Dönem bilânçolarında ticari alacakların sürekli biçimde arttığı, bunların tahsili için ne gibi işlemlerin yapıldığı hususu davacı yanca açıklanmamıştır. Davacının ticari borçları 14.062.464,00 TL iken, bankalara olan borçları 1.175.587,00 TL olup, göreceli olarak düşük orandaki bankalarla anlaşmanın mı, yoksa tedarikçi alacaklarının yapılandırılmasının mı iyileşmeye daha fazla katkı sağlayabileceği üzerinde de durulmamıştır. Öte yandan kısa vadeli borçların artışı da değerlendirilmemiştir.

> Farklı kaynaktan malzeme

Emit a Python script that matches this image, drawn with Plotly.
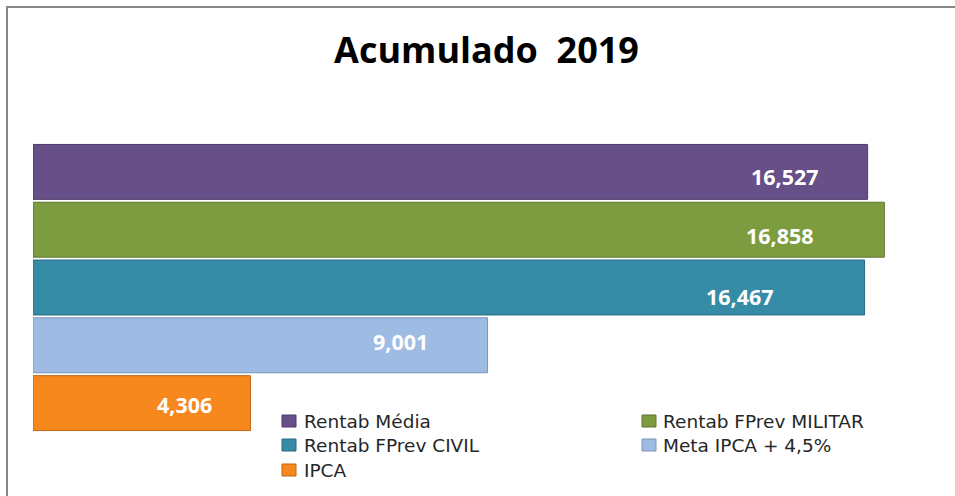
import plotly.graph_objects as go

# ---- data ----
series_names = ["Rentab Média", "Rentab FPrev MILITAR", "Rentab FPrev CIVIL", "Meta IPCA + 4,5%", "IPCA"]
values = [16.527, 16.858, 16.467, 9.001, 4.306]
value_labels = ["16,527", "16,858", "16,467", "9,001", "4,306"]
title_text = "Acumulado\u00a0\u00a02019"

# ---- style ----
colors = ["#674F87", "#7D9B3F", "#368CA7", "#9EBCE3", "#F7881E"]
edge_colors = ["#4E3B68", "#5E7530", "#276A80", "#7A94BA", "#C06716"]
label_xshift = [-47, -68, -89, -58, -36]
label_yshift = [-5, -6, -9, 4, -1]

W, H = 955, 496
L, R, T, B = 33, 32, 143, 64
PW = W - L - R
PH = H - T - B
px_per_unit = 50.5
x_max = PW / px_per_unit

# legend layout (pixels): columns (square left, text left), rows (center y)
leg_cols = [(282, 302), (642, 661)]
leg_rows = [421, 445, 470]
leg_sq = (14, 12)

def px_x(p):
    return (p - L) / PW

def px_y(p):
    return (H - B - p) / PH

fig = go.Figure()
for name, v, c, ec in zip(series_names, values, colors, edge_colors):
    fig.add_trace(go.Bar(
        y=[name], x=[v], orientation="h", name=name,
        marker=dict(color=c, line=dict(color=ec, width=1)),
        width=0.95, hoverinfo="skip", showlegend=False,
    ))

for name, v, lab, xs, ys in zip(series_names, values, value_labels, label_xshift, label_yshift):
    fig.add_annotation(
        x=v, y=name, xref="x", yref="y", text=lab, showarrow=False,
        xanchor="right", yanchor="middle", xshift=xs, yshift=ys,
        font=dict(family="Open Sans", size=21.5, color="white", weight="bold"),
    )

# manual legend
for i, (name, c, ec) in enumerate(zip(series_names, colors, edge_colors)):
    col = leg_cols[i % 2]
    cy = leg_rows[i // 2]
    fig.add_shape(type="rect", xref="paper", yref="paper",
                  x0=px_x(col[0]), x1=px_x(col[0] + leg_sq[0]),
                  y0=px_y(cy + leg_sq[1] / 2), y1=px_y(cy - leg_sq[1] / 2),
                  line=dict(color=ec, width=1), fillcolor=c)
    fig.add_annotation(x=px_x(col[1]), y=px_y(cy), xref="paper", yref="paper",
                       text=name, showarrow=False, xanchor="left", yanchor="middle",
                       font=dict(family="DejaVu Sans", size=18.5, color="#262626"))

fig.add_shape(type="rect", xref="paper", yref="paper",
              x0=px_x(7), x1=px_x(W + 20), y0=px_y(H + 20), y1=px_y(7),
              line=dict(color="#878787", width=2), fillcolor="rgba(0,0,0,0)", layer="below")

fig.update_layout(
    width=W, height=H,
    margin=dict(l=L, r=R, t=T, b=B, autoexpand=False),
    paper_bgcolor="white", plot_bgcolor="white",
    barmode="overlay",
    showlegend=False,
    title=dict(text=title_text, x=486.5 / W, y=1 - 50 / H, xanchor="center", yanchor="middle",
               xref="container", yref="container",
               font=dict(family="Open Sans", size=36, color="black", weight="bold")),
    xaxis=dict(range=[0, x_max], visible=False, fixedrange=True),
    yaxis=dict(categoryorder="array", categoryarray=series_names, range=[4.5, -0.5],
               visible=False, fixedrange=True),
)

fig.write_html("out.html", config={"displayModeBar": False},
               post_script="document.body.style.margin='0';")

Yukarıda açıklanan ilkeler ve somut olaya ilişkin veriler bir arada değerlendirildiğinde, davacının yeterli bilgi vermediği, gerekli açıklamaları yapmadığı; bilirkişi raporunun da kendi içindeki çelişkiler nedeniyle hükme esas alınamayacağı anlaşıldığından mahkemece, konusunda uzman bilirkişilerden oluşturulacak yeni bir kuruldan, dava tarihi ve yargılama sürecini de içine alacak şekilde rapor alınması ve varılacak uygun sonuca göre bir karar verilmesi gerekirken eksik inceleme ve hatalı değerlendirmeye dayalı olarak yazılı şekilde hüküm kurulması isabetsiz olduğu gibi, infazı ve denetimi kabil olmayacak şekilde “bu dava ile ilgili verilen tüm tedbir kararlarının aynen devamına” yazılmak suretiyle karar verilmesi de doğru görülmemiştir.
SONUÇ: Yukarıda açıklanan nedenle, hükmün BOZULMASINA, peşin alınan harçların istek halinde iadesine, kararın tebliğinden itibaren 10 gün içerisinde karar düzeltme yolu açık olmak üzere 03.05.2012 tarihinde oybirliğiyle karar verildi.